● **Exercise objective**: Using the entries shown below, output the line containing "Convert this chart to matplotlib code.", the line containing "family=['Roboto', 'DejaVu Sans'])", and every line between them, exactly. Pictures are omitted.

* start Excerpted records *

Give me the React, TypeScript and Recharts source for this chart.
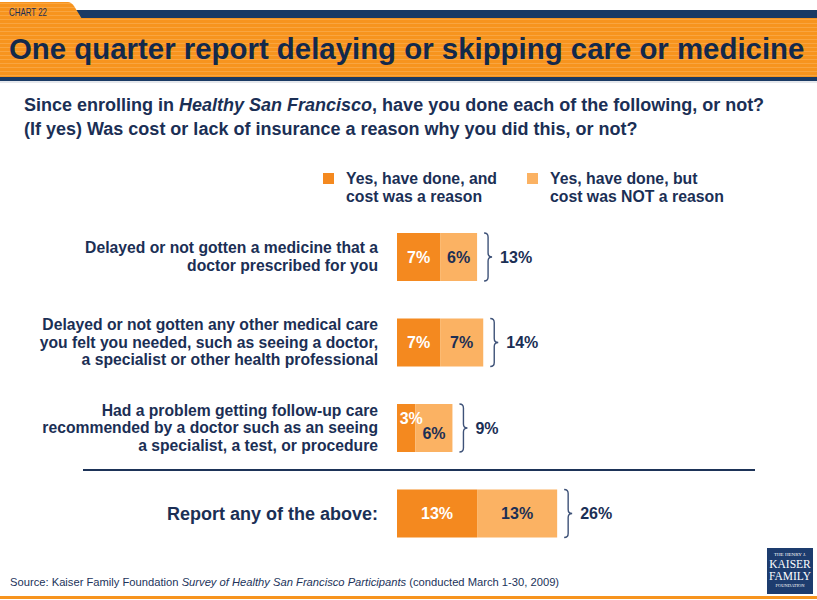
import { BarChart, Bar, XAxis, YAxis, LabelList } from 'recharts';

// survey rows, top to bottom
const categories = [
  'Delayed or not gotten a medicine that a\ndoctor prescribed for you',
  'Delayed or not gotten any other medical care\nyou felt you needed, such as seeing a doctor,\na specialist or other health professional',
  'Had a problem getting follow-up care\nrecommended by a doctor such as an seeing\na specialist, a test, or procedure',
  'Report any of the above:',
];
const costReason = [7, 7, 3, 13];
const notCostReason = [6, 7, 6, 13];
const totals = [13, 14, 9, 26];

const seriesNames = ['Yes, have done, and\ncost was a reason', 'Yes, have done, but\ncost was NOT a reason'];

const data = categories.map((name, i) => ({
  name,
  cost: costReason[i],
  notCost: notCostReason[i],
  total: totals[i],
}));

const NAVY = '#1B2F55';
const DARK_ORANGE = '#F4891F';
const LIGHT_ORANGE = '#FBB263';
const FONT = '"Liberation Sans", Arial, Helvetica, sans-serif';

const isSummary = (i: number) => i === categories.length - 1;

function CategoryTick(props: any) {
  const { x, y, payload, index } = props;
  const lines: string[] = String(payload.value).split('\n');
  const lh = 17.6;
  const big = isSummary(index);
  return (
    <text
      x={x - 19}
      y={y}
      textAnchor="end"
      fill={NAVY}
      fontFamily={FONT}
      fontWeight="bold"
      fontSize={big ? 18 : 15.7}
    >
      {lines.map((l, k) => (
        <tspan key={k} x={x - 19} dy={k === 0 ? -((lines.length - 1) / 2) * lh + (big ? 7 : 5.5) : lh}>
          {l}
        </tspan>
      ))}
    </text>
  );
}

function CostLabel(props: any) {
  const { x, y, width, height, value } = props;
  const small = value < 5;
  const cx = x + width / 2 + (small ? 5 : 0);
  const cy = y + height / 2 + (small ? -10 : 0);
  return (
    <text x={cx} y={cy} dy="0.36em" textAnchor="middle" fill="#FFFFFF" fontFamily={FONT} fontWeight="bold" fontSize={16}>
      {value}%
    </text>
  );
}

function NotCostLabel(props: any) {
  const { x, y, width, height, value, index } = props;
  const shift = costReason[index] < 5 ? 5 : 0;
  return (
    <text
      x={x + width / 2}
      y={y + height / 2 + shift}
      dy="0.36em"
      textAnchor="middle"
      fill={NAVY}
      fontFamily={FONT}
      fontWeight="bold"
      fontSize={16}
    >
      {value}%
    </text>
  );
}

function BraceLabel(props: any) {
  const { x, y, width, height, index } = props;
  const x0 = x + width + 7;
  const y0 = y;
  const y1 = y + height;
  const ym = y + height / 2;
  const d = `M${x0},${y0} Q${x0 + 4},${y0} ${x0 + 4},${y0 + 4} L${x0 + 4},${ym - 4} Q${x0 + 4},${ym} ${x0 + 8},${ym} Q${x0 + 4},${ym} ${x0 + 4},${ym + 4} L${x0 + 4},${y1 - 4} Q${x0 + 4},${y1} ${x0},${y1}`;
  return (
    <g>
      <path d={d} fill="none" stroke="#3E5278" strokeWidth={1.4} />
      <text x={x + width + 23} y={ym} dy="0.36em" fill={NAVY} fontFamily={FONT} fontWeight="bold" fontSize={16}>
        {totals[index]}%
      </text>
    </g>
  );
}

function Header() {
  return (
    <svg width={817} height={84} style={{ position: 'absolute', left: 0, top: 0 }}>
      <defs>
        <pattern id="stripes" width={4} height={4} patternUnits="userSpaceOnUse">
          <rect width={4} height={4} fill="#F7941E" />
          <rect y={3} width={4} height={1} fill="#F9A540" />
        </pattern>
      </defs>
      <path d="M72,10 L817,10 L817,19 L82,19 Z" fill="#1A3A64" />
      <path d="M0,2 L68,2 Q71,2 74,6 L82,19 L0,19 Z" fill="url(#stripes)" />
      <rect x={0} y={18} width={817} height={59} fill="url(#stripes)" />
      <rect x={0} y={77} width={817} height={4} fill="#1A3A64" />
      <rect x={0} y={81} width={817} height={2} fill="#E6E8EC" />
      <text x={9} y={16} fontFamily={FONT} fontSize={10.5} fill={NAVY} textLength={38} lengthAdjust="spacingAndGlyphs">
        CHART 22
      </text>
      <text x={9} y={59} fontFamily={FONT} fontSize={29.4} fontWeight="bold" fill="#13294B">
        One quarter report delaying or skipping care or medicine
      </text>
    </svg>
  );
}

function Legend() {
  const colors = [DARK_ORANGE, LIGHT_ORANGE];
  const lefts = [323, 527];
  return (
    <>
      {seriesNames.map((s, i) => (
        <div key={s} style={{ position: 'absolute', left: lefts[i], top: 170 }}>
          <div style={{ position: 'absolute', left: 0, top: 3, width: 11, height: 11, background: colors[i] }} />
          <div
            style={{
              position: 'absolute',
              left: 23,
              top: 0,
              whiteSpace: 'pre',
              fontFamily: FONT,
              fontWeight: 'bold',
              fontSize: 15.8,
              lineHeight: '18px',
              color: NAVY,
            }}
          >
            {s}
          </div>
        </div>
      ))}
    </>
  );
}

export default function App() {
  return (
    <div
      style={{
        position: 'absolute',
        left: 0,
        top: 0,
        width: 817,
        height: 600,
        overflow: 'hidden',
        background: '#FFFFFF',
        fontFamily: FONT,
      }}
    >
      <Header />
      <div
        style={{
          position: 'absolute',
          left: 24,
          top: 93,
          fontWeight: 'bold',
          fontSize: 18,
          lineHeight: '24px',
          color: NAVY,
          whiteSpace: 'nowrap',
        }}
      >
        Since enrolling in <i>Healthy San Francisco</i>, have you done each of the following, or not?
        <br />
        (If yes) Was cost or lack of insurance a reason why you did this, or not?
      </div>
      <Legend />
      <div style={{ position: 'absolute', left: 0, top: 0 }}>
        <BarChart
          width={817}
          height={600}
          layout="vertical"
          data={data}
          barSize={48}
          margin={{ top: 214, right: 112, bottom: 44, left: 0 }}
        >
          <XAxis type="number" domain={[0, 50]} hide />
          <YAxis
            type="category"
            dataKey="name"
            width={397}
            axisLine={false}
            tickLine={false}
            tickSize={0}
            tickMargin={0}
            interval={0}
            tick={<CategoryTick />}
          />
          <Bar dataKey="cost" stackId="a" fill={DARK_ORANGE} isAnimationActive={false}>
            <LabelList dataKey="cost" content={<CostLabel />} />
          </Bar>
          <Bar dataKey="notCost" stackId="a" fill={LIGHT_ORANGE} isAnimationActive={false}>
            <LabelList dataKey="notCost" content={<NotCostLabel />} />
            <LabelList dataKey="total" content={<BraceLabel />} />
          </Bar>
        </BarChart>
      </div>
      <div style={{ position: 'absolute', left: 83, top: 469, width: 672, height: 2, background: '#1D3358' }} />
      <div style={{ position: 'absolute', left: 10, top: 576, fontSize: 11.2, color: '#22335A', whiteSpace: 'nowrap' }}>
        Source: Kaiser Family Foundation <i>Survey of Healthy San Francisco Participants</i> (conducted March 1-30, 2009)
      </div>
      <div style={{ position: 'absolute', left: 0, top: 596, width: 817, height: 3, background: '#F7941E' }} />
      <div
        style={{
          position: 'absolute',
          left: 767,
          top: 548,
          width: 46,
          height: 46,
          background: '#1D3C6E',
          color: '#FFFFFF',
          fontFamily: '"Liberation Serif", "DejaVu Serif", serif',
          textAlign: 'center',
          lineHeight: 1,
        }}
      >
        <div style={{ fontSize: 5, marginTop: 4 }}>THE HENRY J.</div>
        <div style={{ fontSize: 11.5, marginTop: 2 }}>KAISER</div>
        <div style={{ fontSize: 11.5 }}>FAMILY</div>
        <div style={{ fontSize: 4.5, marginTop: 2 }}>FOUNDATION</div>
      </div>
    </div>
  );
}
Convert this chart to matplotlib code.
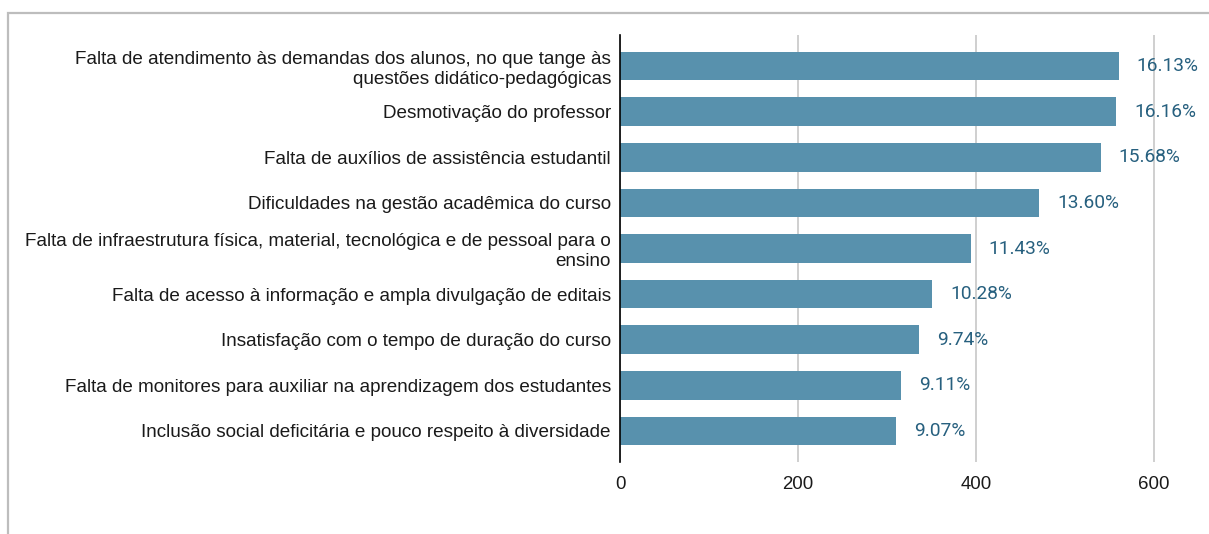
import matplotlib.pyplot as plt
from matplotlib.patches import Rectangle

categories = [
    'Falta de atendimento às demandas dos alunos, no que tange às\nquestões didático-pedagógicas',
    'Desmotivação do professor',
    'Falta de auxílios de assistência estudantil',
    'Dificuldades na gestão acadêmica do curso',
    'Falta de infraestrutura física, material, tecnológica e de pessoal para o\nensino',
    'Falta de acesso à informação e ampla divulgação de editais',
    'Insatisfação com o tempo de duração do curso',
    'Falta de monitores para auxiliar na aprendizagem dos estudantes',
    'Inclusão social deficitária e pouco respeito à diversidade',
]
counts = [560, 557, 540, 471, 394, 351, 336, 316, 310]
pct_labels = ['16.13%', '16.16%', '15.68%', '13.60%', '11.43%', '10.28%', '9.74%', '9.11%', '9.07%']
xticks = [0, 200, 400, 600]

bar_color = '#5891ad'
label_color = '#27607f'

fig = plt.figure(figsize=(12.09, 5.34), dpi=100)
ax = fig.add_axes([620 / 1209, 1 - 462 / 534, (1180 - 620) / 1209, (462 - 35) / 534])

y = list(range(len(categories)))
ax.barh(y, counts, height=0.63, color=bar_color, zorder=3)

for yi, c, lab in zip(y, counts, pct_labels):
    ax.annotate(lab, (c, yi), xytext=(13, 0), textcoords='offset points',
                ha='left', va='center', fontsize=13.8, color=label_color,
                family=['Roboto', 'DejaVu Sans'])

ax.set_ylim(8.68, -0.68)
ax.set_xlim(0, 629)
ax.set_yticks(y)
ax.set_yticklabels(categories, fontsize=13.6, family='Liberation Sans',
                   color='#1a1a1a', linespacing=1.22)
ax.set_xticks(xticks)
ax.set_xticklabels([str(t) for t in xticks], fontsize=13.4, family='Liberation Sans',
                   color='#1a1a1a')
ax.tick_params(axis='y', length=0, pad=6.5)
ax.tick_params(axis='x', length=0, pad=10)

ax.grid(axis='x', color='#cccccc', linewidth=1.3, zorder=0)
for s in ['top', 'right', 'bottom']:
    ax.spines[s].set_visible(False)
ax.spines['left'].set_color('black')
ax.spines['left'].set_linewidth(1.2)
ax.spines['left'].set_zorder(4)

# moldura cinza da imagem original
fig.patches.append(Rectangle((8 / 1209, -0.1), 1.1, 1 - 13 / 534 + 0.1,
                             transform=fig.transFigure, fill=False,
                             edgecolor='#bdbdbd', linewidth=1.6))

fig.savefig('out.png', dpi=100)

* end Excerpted records *

● **Problem solution**:
Convert this chart to matplotlib code.
import matplotlib.pyplot as plt
from matplotlib.patches import Rectangle

categories = [
    'Falta de atendimento às demandas dos alunos, no que tange às\nquestões didático-pedagógicas',
    'Desmotivação do professor',
    'Falta de auxílios de assistência estudantil',
    'Dificuldades na gestão acadêmica do curso',
    'Falta de infraestrutura física, material, tecnológica e de pessoal para o\nensino',
    'Falta de acesso à informação e ampla divulgação de editais',
    'Insatisfação com o tempo de duração do curso',
    'Falta de monitores para auxiliar na aprendizagem dos estudantes',
    'Inclusão social deficitária e pouco respeito à diversidade',
]
counts = [560, 557, 540, 471, 394, 351, 336, 316, 310]
pct_labels = ['16.13%', '16.16%', '15.68%', '13.60%', '11.43%', '10.28%', '9.74%', '9.11%', '9.07%']
xticks = [0, 200, 400, 600]

bar_color = '#5891ad'
label_color = '#27607f'

fig = plt.figure(figsize=(12.09, 5.34), dpi=100)
ax = fig.add_axes([620 / 1209, 1 - 462 / 534, (1180 - 620) / 1209, (462 - 35) / 534])

y = list(range(len(categories)))
ax.barh(y, counts, height=0.63, color=bar_color, zorder=3)

for yi, c, lab in zip(y, counts, pct_labels):
    ax.annotate(lab, (c, yi), xytext=(13, 0), textcoords='offset points',
                ha='left', va='center', fontsize=13.8, color=label_color,
                family=['Roboto', 'DejaVu Sans'])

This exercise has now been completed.